Opposition to hydraulic fracking for oil production in the Monterey Shale has been growing, and it is an opposition I personally share. Chevron is one of the major property owners of land in the Monterey Shale, especially in western Kern County. By heading to Chevron, Sen. Rubio has already started to generate questions about a possible connection between fracking and CEQA reform. Ethan Elkind at Legal Planet makes the point explicitly:
With the news that CEQA “reform” champion and State Senator Michael Rubio resigned today to lobby for Chevron, I have to wonder if his push for CEQA reform was really just to benefit oil and gas fracking. Sure, CEQA reform proponents liked to trumpet how a weakening of the law will help businesses and infill development and the like, but the reality was that the standards-based reform effort that Rubio and others advocated would primarily have benefited large sprawl projects — and of course the fracking industry, based in Rubio’s district in Kern County. Certainly there is not a lot of infill development happening in Kern County right now to motivate the former State Senator to champion reform for that outcome. And not only is Rubio an interested party in the oil and gas industry, but Tina Thomas, the lawyer who worked with Rubio to draft his CEQA reform legislation, counts Chevron as one of her clients.

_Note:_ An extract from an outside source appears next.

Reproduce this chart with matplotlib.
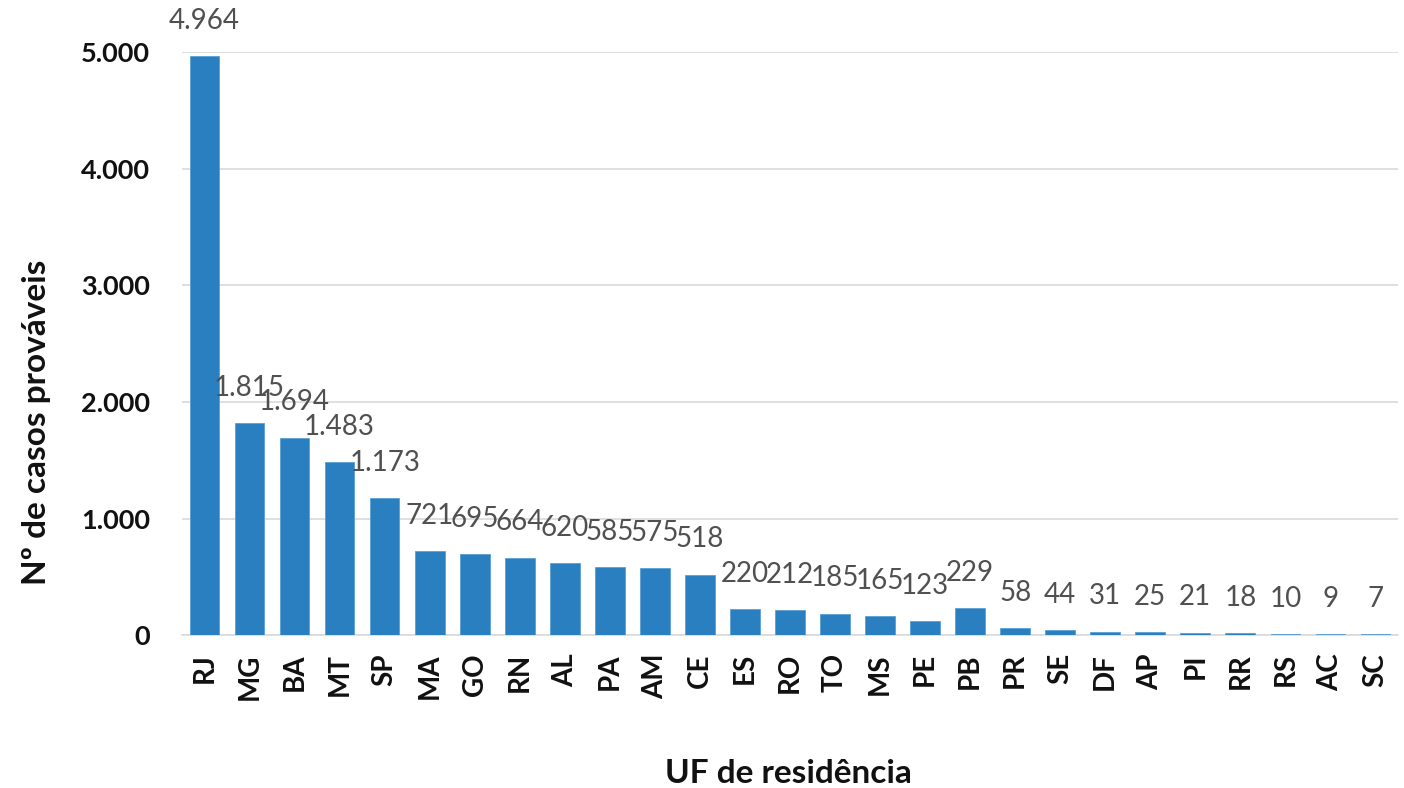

So why would fracking proponents care to push for changes to CEQA? Currently, California and the United States do not have regulations in place to address fracking, and CEQA has been largely ignored when it comes to this extraction process. But in 2011, California Department of Conservation employees who review permits for new fracking projects (correctly) argued that CEQA review should apply to these projects. In response, the Brown Administration promptly fired them. But with the law on the side of CEQA proponents, companies like Chevron had to know that California’s premiere environmental law would delay and possibly limit their fracking projects. That’s where Thomas and Rubio came in, joined by longstanding business critics of CEQA.
Elkind’s analysis has already been widely circulated among environmentalists and climate hawks worried about the CEQA reform effort. If Sen. Rubio’s goal was to help speed CEQA reform, his move to Chevron has instead undermined that project.
The other major impact of Sen. Rubio’s resignation is that it temporarily deprives the Democrats of a supermajority in the State Senate. That’s because an empty chair is functionally equivalent to a Republican seat – 27 of the 40 seats are needed to have a 2/3 majority in the Senate, even if some of those 40 seats are vacant. Democrats had a 29-11 advantage in the Senate after the November election, but because three of the Democratic seats are now vacant, they only have 26 votes, one shy of a supermajority. They’ll get seat number 27 back on March 12 when a special election in San Diego is held, and likely get seat number 28 back in May when a special election in the San Gabriel Valley is held.
Rubio’s seat has a strong Democratic majority, so his successor is likely to be another Democrat. Rumors have been flying that Fran Florez might run, which triggered rumors that her arch-rival Nicole Parra might run. I’ve also seen the name of Assemblymember Henry Perea mentioned for this seat, and he has been a strong advocate of high speed rail.
So the Democratic supermajority is safe. But CEQA reform certainly is not. After yesterday, SB 731’s passage looks less likely than it did just a day or two ago.